▸ PROBLEM TO SOLVE:
Every record must appear in your copy exactly as written, with no pictures.

▸ DATA ROWS:
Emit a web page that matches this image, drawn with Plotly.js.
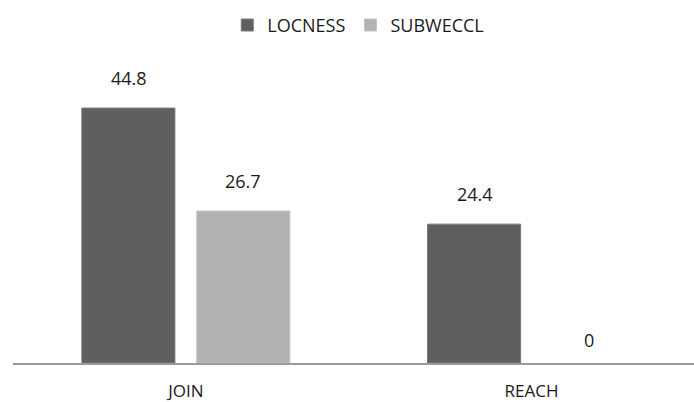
<!DOCTYPE html>
<html><head><meta charset="utf-8">
<script src="https://cdn.plot.ly/plotly-3.0.1.min.js"></script>
<style>html,body{margin:0;padding:0;background:#fff}#chart{width:694px;height:402px}</style>
</head><body><div id="chart"></div>
<script>
const categories = ["JOIN", "REACH"];
const seriesNames = ["LOCNESS", "SUBWECCL"];
const locness = [44.8, 24.4];
const subweccl = [26.7, 0];
const colors = ["#5f5f5f", "#b2b2b2"];
const FONT = "Open Sans, sans-serif";

const values = [locness, subweccl];
const traces = values.map((v, i) => ({
  type: "bar", name: seriesNames[i], x: categories, y: v,
  marker: {color: colors[i], line: {color: i === 0 ? "#7a7a7a" : "#c4c4c4", width: v.map(d => d > 0 ? 1 : 0)}},
  hoverinfo: "none"
}));

const annotations = [];
values.forEach((v, i) => {
  v.forEach((val, j) => {
    annotations.push({
      x: categories[j], y: val, xref: "x", yref: "y",
      text: String(val), showarrow: false,
      xshift: i === 0 ? -57 : 57, yshift: val === 0 ? 23 : 30,
      font: {family: FONT, size: 18, color: "#1a1a1a"}
    });
  });
});

const layout = {
  width: 694, height: 402,
  margin: {l: 13, r: 0, t: 50, b: 39, autoexpand: false},
  paper_bgcolor: "#fff", plot_bgcolor: "#fff",
  barmode: "group", bargap: 0.335, bargroupgap: 0.19,
  showlegend: true,
  legend: {orientation: "h", x: 0.507, xanchor: "center", y: 1.138, yanchor: "top",
    font: {family: FONT, size: 18, color: "#1a1a1a"}, itemwidth: 30, traceorder: "normal"},
  xaxis: {range: [-0.5, 1.47], showgrid: false, zeroline: false, showline: true,
    linecolor: "#9a9a9a", linewidth: 2, ticks: "outside", ticklen: 12, tickcolor: "rgba(0,0,0,0)",
    tickfont: {family: FONT, size: 17, color: "#1a1a1a"}, fixedrange: true},
  yaxis: {range: [0, 55], visible: false, showgrid: false, zeroline: false, fixedrange: true},
  annotations: annotations
};
Plotly.newPlot("chart", traces, layout, {displayModeBar: false, staticPlot: true});
</script></body></html>
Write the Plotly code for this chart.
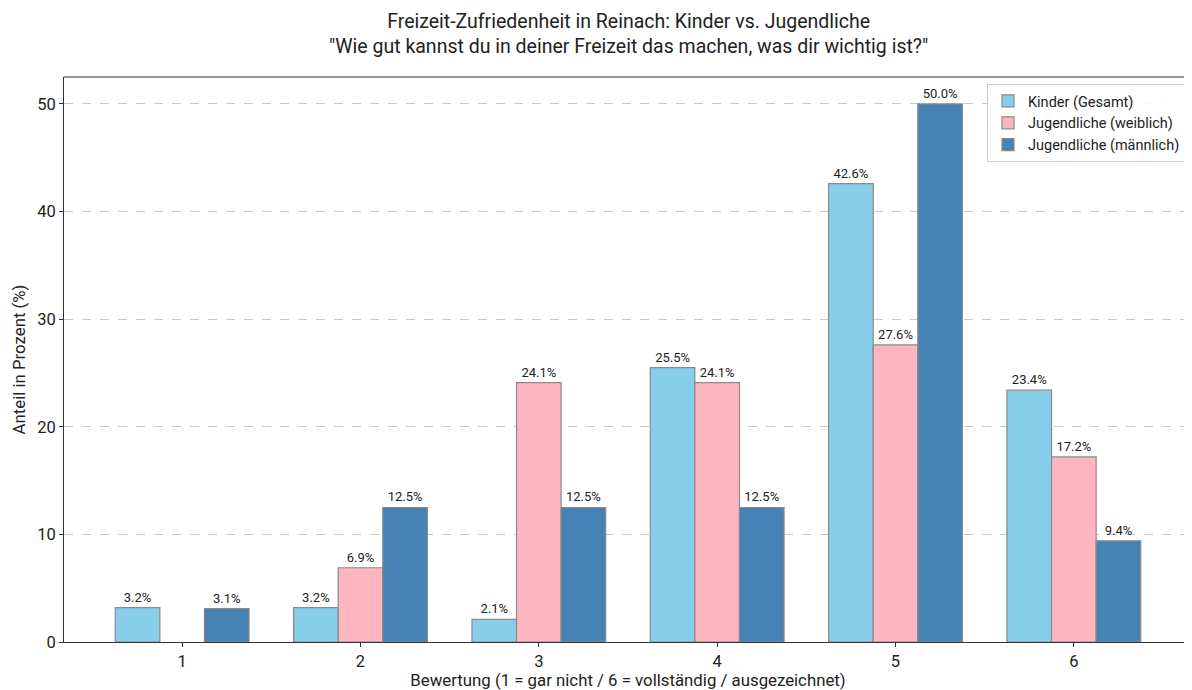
import plotly.graph_objects as go

categories = ["1", "2", "3", "4", "5", "6"]
kinder = [3.2, 3.2, 2.1, 25.5, 42.6, 23.4]
jug_w = [0.0, 6.9, 24.1, 24.1, 27.6, 17.2]
jug_m = [3.1, 12.5, 12.5, 12.5, 50.0, 9.4]

series = [
    ("Kinder (Gesamt)", kinder, "#87CEEB"),
    ("Jugendliche (weiblich)", jug_w, "#FFB6C1"),
    ("Jugendliche (männlich)", jug_m, "#4682B4"),
]

FONT = "Roboto"
xpos = list(range(len(categories)))

fig = go.Figure()
for name, vals, col in series:
    fig.add_trace(go.Bar(
        x=xpos, y=[v if v > 0 else None for v in vals], name=name,
        marker=dict(color=col, line=dict(color="#8a8a8a", width=1.2)),
        text=[f"{v:.1f}%" if v > 0 else "" for v in vals],
        textposition="outside",
        textfont=dict(size=13, color="#222222", family=FONT),
        cliponaxis=False,
    ))

# page body has an 8px margin; compensate so the plot lands where the reference has it
OFF = 8
W, H = 1192 - OFF, 690 - OFF
L, R, T, B = 64 - OFF, 0, 77 - OFF, 48
PW = W - L - R
PH = H - T - B
fig.update_layout(
    width=W, height=H,
    margin=dict(l=L, r=R, t=T, b=B),
    barmode="group", bargap=0.25, bargroupgap=0,
    plot_bgcolor="white", paper_bgcolor="white",
    font=dict(family=FONT, color="#222222"),
    showlegend=True,
    legend=dict(
        x=(1186 - 64) / PW, xanchor="right", y=1 - (84 - 77) / PH, yanchor="top",
        bordercolor="#cccccc", borderwidth=1, bgcolor="rgba(255,255,255,0.9)",
        font=dict(size=14.5, family=FONT, color="#222222"),
        tracegroupgap=2,
    ),
)
fig.update_xaxes(
    range=[-0.6625, 5.6625],
    tickmode="array", tickvals=xpos, ticktext=categories,
    ticks="outside", ticklen=4, tickcolor="#333333",
    tickfont=dict(size=16.5, family=FONT, color="#222222"),
    showline=True, linecolor="#333333", linewidth=1,
    showgrid=False, zeroline=False,
    title=dict(text="Bewertung (1 = gar nicht / 6 = vollständig / ausgezeichnet)",
               font=dict(size=16.8, family=FONT, color="#222222"), standoff=3),
)
fig.update_yaxes(
    range=[0, 52.5],
    tickvals=[0, 10, 20, 30, 40, 50],
    ticks="outside", ticklen=4, tickcolor="#333333",
    tickfont=dict(size=16.5, family=FONT, color="#222222"),
    showline=True, linecolor="#333333", linewidth=1, mirror=False,
    showgrid=True, gridcolor="#c8c8c8", griddash="dash", gridwidth=1,
    zeroline=False,
    title=dict(text="Anteil in Prozent (%)",
               font=dict(size=16.8, family=FONT, color="#222222"), standoff=7),
)
# top spine
fig.add_shape(type="line", xref="paper", yref="paper", x0=0, x1=1, y0=1, y1=1,
              line=dict(color="#333333", width=1))
fig.add_annotation(
    text="Freizeit-Zufriedenheit in Reinach: Kinder vs. Jugendliche<br>\"Wie gut kannst du in deiner Freizeit das machen, was dir wichtig ist?\"",
    xref="paper", yref="paper", x=0.5, y=1 + (77 - 8) / PH,
    xanchor="center", yanchor="top", showarrow=False,
    font=dict(size=19.5, family=FONT, color="#222222"),
)
fig.write_html("out.html")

▸ ANSWER TO THIS PROBLEM:
Emit a web page that matches this image, drawn with Plotly.js.
<!DOCTYPE html>
<html><head><meta charset="utf-8">
<script src="https://cdn.plot.ly/plotly-3.0.1.min.js"></script>
<style>html,body{margin:0;padding:0;background:#fff}#chart{width:694px;height:402px}</style>
</head><body><div id="chart"></div>
<script>
const categories = ["JOIN", "REACH"];
const seriesNames = ["LOCNESS", "SUBWECCL"];
const locness = [44.8, 24.4];
const subweccl = [26.7, 0];
const colors = ["#5f5f5f", "#b2b2b2"];
const FONT = "Open Sans, sans-serif";

const values = [locness, subweccl];
const traces = values.map((v, i) => ({
  type: "bar", name: seriesNames[i], x: categories, y: v,
  marker: {color: colors[i], line: {color: i === 0 ? "#7a7a7a" : "#c4c4c4", width: v.map(d => d > 0 ? 1 : 0)}},
  hoverinfo: "none"
}));

const annotations = [];
values.forEach((v, i) => {
  v.forEach((val, j) => {
    annotations.push({
      x: categories[j], y: val, xref: "x", yref: "y",
      text: String(val), showarrow: false,
      xshift: i === 0 ? -57 : 57, yshift: val === 0 ? 23 : 30,
      font: {family: FONT, size: 18, color: "#1a1a1a"}
    });
  });
});

const layout = {
  width: 694, height: 402,
  margin: {l: 13, r: 0, t: 50, b: 39, autoexpand: false},
  paper_bgcolor: "#fff", plot_bgcolor: "#fff",
  barmode: "group", bargap: 0.335, bargroupgap: 0.19,
  showlegend: true,
  legend: {orientation: "h", x: 0.507, xanchor: "center", y: 1.138, yanchor: "top",
    font: {family: FONT, size: 18, color: "#1a1a1a"}, itemwidth: 30, traceorder: "normal"},
  xaxis: {range: [-0.5, 1.47], showgrid: false, zeroline: false, showline: true,
    linecolor: "#9a9a9a", linewidth: 2, ticks: "outside", ticklen: 12, tickcolor: "rgba(0,0,0,0)",
    tickfont: {family: FONT, size: 17, color: "#1a1a1a"}, fixedrange: true},
  yaxis: {range: [0, 55], visible: false, showgrid: false, zeroline: false, fixedrange: true},
  annotations: annotations
};
Plotly.newPlot("chart", traces, layout, {displayModeBar: false, staticPlot: true});
</script></body></html>
Write the Plotly code for this chart.
import plotly.graph_objects as go

categories = ["1", "2", "3", "4", "5", "6"]
kinder = [3.2, 3.2, 2.1, 25.5, 42.6, 23.4]
jug_w = [0.0, 6.9, 24.1, 24.1, 27.6, 17.2]
jug_m = [3.1, 12.5, 12.5, 12.5, 50.0, 9.4]

series = [
    ("Kinder (Gesamt)", kinder, "#87CEEB"),
    ("Jugendliche (weiblich)", jug_w, "#FFB6C1"),
    ("Jugendliche (männlich)", jug_m, "#4682B4"),
]

FONT = "Roboto"
xpos = list(range(len(categories)))

fig = go.Figure()
for name, vals, col in series:
    fig.add_trace(go.Bar(
        x=xpos, y=[v if v > 0 else None for v in vals], name=name,
        marker=dict(color=col, line=dict(color="#8a8a8a", width=1.2)),
        text=[f"{v:.1f}%" if v > 0 else "" for v in vals],
        textposition="outside",
        textfont=dict(size=13, color="#222222", family=FONT),
        cliponaxis=False,
    ))

# page body has an 8px margin; compensate so the plot lands where the reference has it
OFF = 8
W, H = 1192 - OFF, 690 - OFF
L, R, T, B = 64 - OFF, 0, 77 - OFF, 48
PW = W - L - R
PH = H - T - B
fig.update_layout(
    width=W, height=H,
    margin=dict(l=L, r=R, t=T, b=B),
    barmode="group", bargap=0.25, bargroupgap=0,
    plot_bgcolor="white", paper_bgcolor="white",
    font=dict(family=FONT, color="#222222"),
    showlegend=True,
    legend=dict(
        x=(1186 - 64) / PW, xanchor="right", y=1 - (84 - 77) / PH, yanchor="top",
        bordercolor="#cccccc", borderwidth=1, bgcolor="rgba(255,255,255,0.9)",
        font=dict(size=14.5, family=FONT, color="#222222"),
        tracegroupgap=2,
    ),
)
fig.update_xaxes(
    range=[-0.6625, 5.6625],
    tickmode="array", tickvals=xpos, ticktext=categories,
    ticks="outside", ticklen=4, tickcolor="#333333",
    tickfont=dict(size=16.5, family=FONT, color="#222222"),
    showline=True, linecolor="#333333", linewidth=1,
    showgrid=False, zeroline=False,
    title=dict(text="Bewertung (1 = gar nicht / 6 = vollständig / ausgezeichnet)",
               font=dict(size=16.8, family=FONT, color="#222222"), standoff=3),
)
fig.update_yaxes(
    range=[0, 52.5],
    tickvals=[0, 10, 20, 30, 40, 50],
    ticks="outside", ticklen=4, tickcolor="#333333",
    tickfont=dict(size=16.5, family=FONT, color="#222222"),
    showline=True, linecolor="#333333", linewidth=1, mirror=False,
    showgrid=True, gridcolor="#c8c8c8", griddash="dash", gridwidth=1,
    zeroline=False,
    title=dict(text="Anteil in Prozent (%)",
               font=dict(size=16.8, family=FONT, color="#222222"), standoff=7),
)
# top spine
fig.add_shape(type="line", xref="paper", yref="paper", x0=0, x1=1, y0=1, y1=1,
              line=dict(color="#333333", width=1))
fig.add_annotation(
    text="Freizeit-Zufriedenheit in Reinach: Kinder vs. Jugendliche<br>\"Wie gut kannst du in deiner Freizeit das machen, was dir wichtig ist?\"",
    xref="paper", yref="paper", x=0.5, y=1 + (77 - 8) / PH,
    xanchor="center", yanchor="top", showarrow=False,
    font=dict(size=19.5, family=FONT, color="#222222"),
)
fig.write_html("out.html")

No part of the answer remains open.